** Exercise **
Show every line that has the string "with" in it.

** Stored rows **
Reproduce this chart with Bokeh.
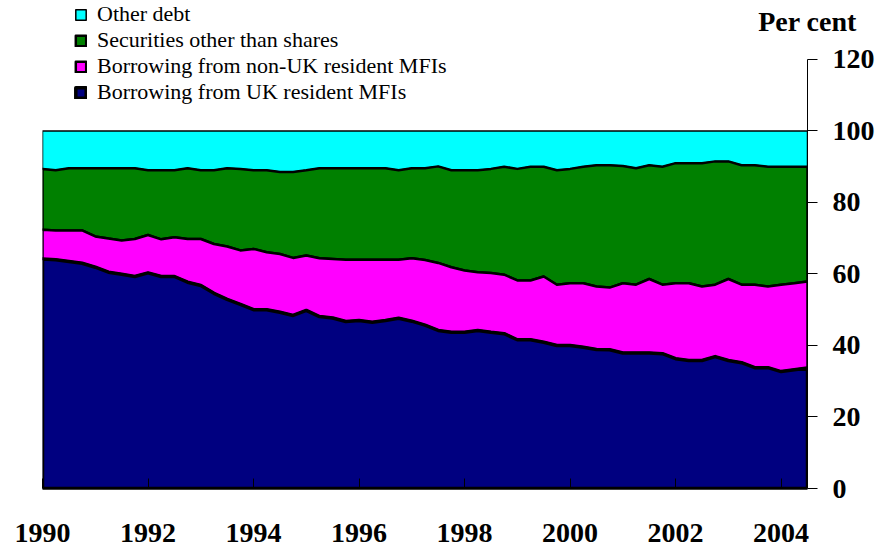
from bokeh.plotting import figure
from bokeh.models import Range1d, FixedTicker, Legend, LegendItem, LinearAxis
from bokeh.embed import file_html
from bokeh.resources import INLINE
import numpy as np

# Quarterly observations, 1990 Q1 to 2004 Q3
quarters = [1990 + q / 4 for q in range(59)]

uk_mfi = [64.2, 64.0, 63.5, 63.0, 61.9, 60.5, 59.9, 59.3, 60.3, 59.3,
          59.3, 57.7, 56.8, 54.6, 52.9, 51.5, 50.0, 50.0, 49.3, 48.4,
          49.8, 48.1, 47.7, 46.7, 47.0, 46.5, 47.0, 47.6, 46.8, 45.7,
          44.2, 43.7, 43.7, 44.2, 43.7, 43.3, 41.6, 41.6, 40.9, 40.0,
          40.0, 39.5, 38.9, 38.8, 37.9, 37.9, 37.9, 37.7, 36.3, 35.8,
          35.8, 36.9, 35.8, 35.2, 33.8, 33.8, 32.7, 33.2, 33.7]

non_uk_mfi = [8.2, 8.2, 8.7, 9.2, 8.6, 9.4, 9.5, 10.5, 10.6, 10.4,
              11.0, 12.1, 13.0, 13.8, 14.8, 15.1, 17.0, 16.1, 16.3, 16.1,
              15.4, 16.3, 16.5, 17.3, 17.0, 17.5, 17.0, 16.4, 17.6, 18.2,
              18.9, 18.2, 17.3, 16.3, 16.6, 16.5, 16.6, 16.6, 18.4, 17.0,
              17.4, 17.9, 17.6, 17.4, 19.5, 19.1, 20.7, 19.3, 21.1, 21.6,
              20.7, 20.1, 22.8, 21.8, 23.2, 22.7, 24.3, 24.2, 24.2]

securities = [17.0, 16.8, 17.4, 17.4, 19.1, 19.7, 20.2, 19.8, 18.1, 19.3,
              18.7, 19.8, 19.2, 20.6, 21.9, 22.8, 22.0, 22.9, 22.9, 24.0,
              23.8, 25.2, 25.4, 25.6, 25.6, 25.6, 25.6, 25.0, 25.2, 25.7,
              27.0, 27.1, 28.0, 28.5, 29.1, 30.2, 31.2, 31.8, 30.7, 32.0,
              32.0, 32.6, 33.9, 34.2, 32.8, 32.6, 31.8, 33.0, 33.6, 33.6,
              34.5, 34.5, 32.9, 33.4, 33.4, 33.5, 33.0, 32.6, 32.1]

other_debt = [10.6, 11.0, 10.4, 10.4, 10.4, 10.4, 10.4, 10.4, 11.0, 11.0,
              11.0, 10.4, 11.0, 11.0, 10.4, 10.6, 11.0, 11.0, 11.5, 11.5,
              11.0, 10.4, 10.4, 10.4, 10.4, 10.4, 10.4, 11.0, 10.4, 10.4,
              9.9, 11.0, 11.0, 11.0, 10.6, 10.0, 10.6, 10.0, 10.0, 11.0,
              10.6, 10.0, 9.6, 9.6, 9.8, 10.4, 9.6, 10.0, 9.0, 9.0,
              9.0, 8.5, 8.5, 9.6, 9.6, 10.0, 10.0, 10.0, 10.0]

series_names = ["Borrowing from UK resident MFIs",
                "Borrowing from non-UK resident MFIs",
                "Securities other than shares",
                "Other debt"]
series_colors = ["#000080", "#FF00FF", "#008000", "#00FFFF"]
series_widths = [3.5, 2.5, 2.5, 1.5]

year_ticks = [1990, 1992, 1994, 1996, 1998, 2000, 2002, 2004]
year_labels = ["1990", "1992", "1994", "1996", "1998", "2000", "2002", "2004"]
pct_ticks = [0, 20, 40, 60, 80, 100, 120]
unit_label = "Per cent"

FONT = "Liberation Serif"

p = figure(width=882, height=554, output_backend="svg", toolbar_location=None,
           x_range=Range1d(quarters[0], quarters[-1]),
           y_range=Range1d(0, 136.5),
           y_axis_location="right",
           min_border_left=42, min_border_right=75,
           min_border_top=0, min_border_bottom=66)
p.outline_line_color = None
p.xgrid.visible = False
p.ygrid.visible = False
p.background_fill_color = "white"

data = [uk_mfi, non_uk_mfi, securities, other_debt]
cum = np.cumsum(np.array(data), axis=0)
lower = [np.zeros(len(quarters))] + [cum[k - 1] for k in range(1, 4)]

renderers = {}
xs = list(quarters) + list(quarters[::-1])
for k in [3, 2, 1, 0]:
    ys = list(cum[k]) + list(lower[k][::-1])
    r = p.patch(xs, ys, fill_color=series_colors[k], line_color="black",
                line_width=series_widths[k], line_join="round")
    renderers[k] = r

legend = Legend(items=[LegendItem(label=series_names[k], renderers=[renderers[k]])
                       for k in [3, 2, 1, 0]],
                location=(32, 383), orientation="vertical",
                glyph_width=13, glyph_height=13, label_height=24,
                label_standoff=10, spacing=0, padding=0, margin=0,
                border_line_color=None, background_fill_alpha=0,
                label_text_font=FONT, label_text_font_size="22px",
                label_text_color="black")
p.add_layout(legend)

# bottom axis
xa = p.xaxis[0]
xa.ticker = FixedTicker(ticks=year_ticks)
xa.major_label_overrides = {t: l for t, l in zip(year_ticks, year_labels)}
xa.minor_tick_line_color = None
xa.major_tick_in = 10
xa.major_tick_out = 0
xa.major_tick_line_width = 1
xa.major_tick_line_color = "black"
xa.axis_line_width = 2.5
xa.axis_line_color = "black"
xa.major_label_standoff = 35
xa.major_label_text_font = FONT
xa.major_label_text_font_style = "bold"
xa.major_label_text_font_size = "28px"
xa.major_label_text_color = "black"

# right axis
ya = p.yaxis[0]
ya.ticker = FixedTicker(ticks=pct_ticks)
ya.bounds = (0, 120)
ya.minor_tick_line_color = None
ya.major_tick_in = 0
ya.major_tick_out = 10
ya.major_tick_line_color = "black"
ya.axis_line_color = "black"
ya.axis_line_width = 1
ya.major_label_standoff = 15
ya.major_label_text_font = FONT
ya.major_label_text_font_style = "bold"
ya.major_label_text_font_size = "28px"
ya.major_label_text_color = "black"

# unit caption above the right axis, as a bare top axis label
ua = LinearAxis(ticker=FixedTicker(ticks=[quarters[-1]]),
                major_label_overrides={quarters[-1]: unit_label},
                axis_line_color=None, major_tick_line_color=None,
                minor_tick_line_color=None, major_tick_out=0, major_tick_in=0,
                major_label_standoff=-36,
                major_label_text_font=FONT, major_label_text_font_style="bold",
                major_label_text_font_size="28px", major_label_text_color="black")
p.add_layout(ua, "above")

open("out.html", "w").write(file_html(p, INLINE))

==

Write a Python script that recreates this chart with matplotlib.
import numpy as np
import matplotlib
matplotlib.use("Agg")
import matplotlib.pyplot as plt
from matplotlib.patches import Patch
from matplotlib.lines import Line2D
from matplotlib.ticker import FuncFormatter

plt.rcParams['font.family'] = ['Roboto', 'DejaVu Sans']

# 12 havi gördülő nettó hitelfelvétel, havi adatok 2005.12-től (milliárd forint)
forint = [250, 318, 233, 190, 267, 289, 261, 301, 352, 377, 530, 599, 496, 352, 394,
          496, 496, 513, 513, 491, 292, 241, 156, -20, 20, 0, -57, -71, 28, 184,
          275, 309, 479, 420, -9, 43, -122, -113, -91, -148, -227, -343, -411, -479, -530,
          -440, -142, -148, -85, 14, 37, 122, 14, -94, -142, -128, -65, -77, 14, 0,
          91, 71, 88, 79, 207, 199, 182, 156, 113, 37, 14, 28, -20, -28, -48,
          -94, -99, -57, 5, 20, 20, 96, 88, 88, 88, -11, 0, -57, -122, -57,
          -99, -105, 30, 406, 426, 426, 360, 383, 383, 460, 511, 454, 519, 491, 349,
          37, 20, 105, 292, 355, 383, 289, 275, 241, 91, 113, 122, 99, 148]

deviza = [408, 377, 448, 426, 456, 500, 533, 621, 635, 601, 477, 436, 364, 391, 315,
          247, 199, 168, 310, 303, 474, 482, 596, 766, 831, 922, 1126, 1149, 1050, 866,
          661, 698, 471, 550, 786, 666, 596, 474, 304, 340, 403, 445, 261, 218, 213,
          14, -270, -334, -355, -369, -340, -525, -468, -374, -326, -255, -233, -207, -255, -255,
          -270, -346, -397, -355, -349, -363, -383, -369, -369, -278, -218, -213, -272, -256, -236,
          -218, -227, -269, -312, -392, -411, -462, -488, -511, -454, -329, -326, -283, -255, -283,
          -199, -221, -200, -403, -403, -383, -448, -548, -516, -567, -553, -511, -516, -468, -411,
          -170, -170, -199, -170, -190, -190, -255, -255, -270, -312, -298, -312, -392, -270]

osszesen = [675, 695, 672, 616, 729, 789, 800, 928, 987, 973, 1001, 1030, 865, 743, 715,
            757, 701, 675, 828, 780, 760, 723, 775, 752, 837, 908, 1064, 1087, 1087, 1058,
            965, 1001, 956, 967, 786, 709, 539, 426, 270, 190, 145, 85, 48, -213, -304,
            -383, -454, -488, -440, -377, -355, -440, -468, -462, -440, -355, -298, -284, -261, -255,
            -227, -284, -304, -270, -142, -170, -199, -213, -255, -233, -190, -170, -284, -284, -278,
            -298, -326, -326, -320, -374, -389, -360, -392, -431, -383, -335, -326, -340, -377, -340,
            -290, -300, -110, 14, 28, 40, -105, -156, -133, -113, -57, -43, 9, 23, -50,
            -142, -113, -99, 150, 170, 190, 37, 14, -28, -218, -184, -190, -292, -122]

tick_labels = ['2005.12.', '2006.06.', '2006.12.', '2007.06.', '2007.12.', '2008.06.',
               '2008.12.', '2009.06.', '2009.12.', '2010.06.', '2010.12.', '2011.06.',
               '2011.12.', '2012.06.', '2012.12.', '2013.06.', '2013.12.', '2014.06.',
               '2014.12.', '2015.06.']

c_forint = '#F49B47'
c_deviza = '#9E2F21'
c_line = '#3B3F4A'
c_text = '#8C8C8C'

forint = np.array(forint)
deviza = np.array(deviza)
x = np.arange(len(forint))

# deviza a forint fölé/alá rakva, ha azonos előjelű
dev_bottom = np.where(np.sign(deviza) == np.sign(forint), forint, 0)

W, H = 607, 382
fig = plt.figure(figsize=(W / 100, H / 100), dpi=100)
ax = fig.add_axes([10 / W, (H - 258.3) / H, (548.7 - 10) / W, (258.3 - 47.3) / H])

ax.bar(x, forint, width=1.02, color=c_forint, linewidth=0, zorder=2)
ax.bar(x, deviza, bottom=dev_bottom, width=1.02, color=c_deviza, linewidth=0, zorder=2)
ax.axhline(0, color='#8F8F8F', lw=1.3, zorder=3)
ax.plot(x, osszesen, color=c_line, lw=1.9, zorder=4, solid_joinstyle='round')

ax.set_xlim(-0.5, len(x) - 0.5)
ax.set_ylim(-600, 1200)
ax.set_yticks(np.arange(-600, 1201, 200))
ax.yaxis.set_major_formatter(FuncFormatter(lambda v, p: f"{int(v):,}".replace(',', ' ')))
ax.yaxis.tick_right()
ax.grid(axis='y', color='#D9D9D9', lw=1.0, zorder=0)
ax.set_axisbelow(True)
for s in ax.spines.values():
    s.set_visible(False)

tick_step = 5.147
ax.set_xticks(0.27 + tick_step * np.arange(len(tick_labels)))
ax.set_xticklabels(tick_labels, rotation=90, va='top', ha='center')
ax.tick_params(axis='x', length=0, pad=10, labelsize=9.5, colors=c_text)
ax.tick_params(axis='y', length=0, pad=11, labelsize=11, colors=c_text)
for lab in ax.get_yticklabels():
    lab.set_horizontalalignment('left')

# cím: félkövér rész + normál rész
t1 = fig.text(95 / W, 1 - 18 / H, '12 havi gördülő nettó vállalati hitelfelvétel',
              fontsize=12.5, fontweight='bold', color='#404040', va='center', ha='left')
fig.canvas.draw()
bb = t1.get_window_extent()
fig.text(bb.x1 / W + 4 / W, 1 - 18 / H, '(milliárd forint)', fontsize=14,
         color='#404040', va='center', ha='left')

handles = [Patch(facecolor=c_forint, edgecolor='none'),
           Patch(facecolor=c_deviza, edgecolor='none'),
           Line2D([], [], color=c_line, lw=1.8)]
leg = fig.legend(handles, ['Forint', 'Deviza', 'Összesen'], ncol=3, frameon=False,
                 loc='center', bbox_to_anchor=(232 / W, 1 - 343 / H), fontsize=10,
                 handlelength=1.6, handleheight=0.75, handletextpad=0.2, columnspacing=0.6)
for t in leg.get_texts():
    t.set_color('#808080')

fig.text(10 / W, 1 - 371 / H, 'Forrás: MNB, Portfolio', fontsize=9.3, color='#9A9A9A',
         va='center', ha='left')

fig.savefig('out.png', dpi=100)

==

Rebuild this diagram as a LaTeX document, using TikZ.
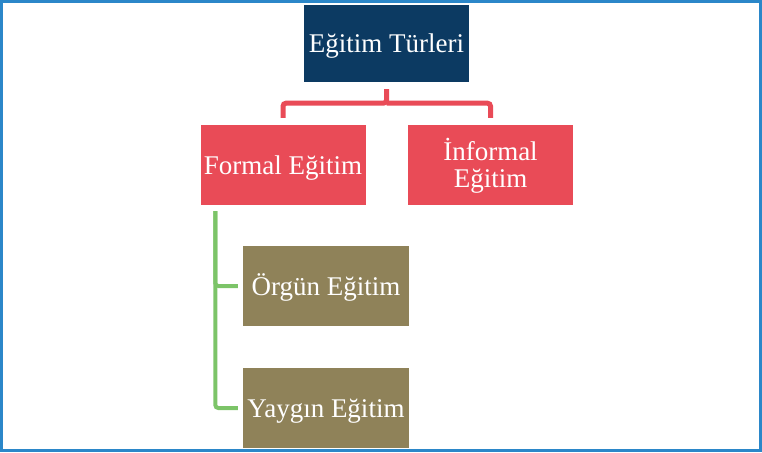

** The answer **
Reproduce this chart with Bokeh.
Write a Python script that recreates this chart with matplotlib.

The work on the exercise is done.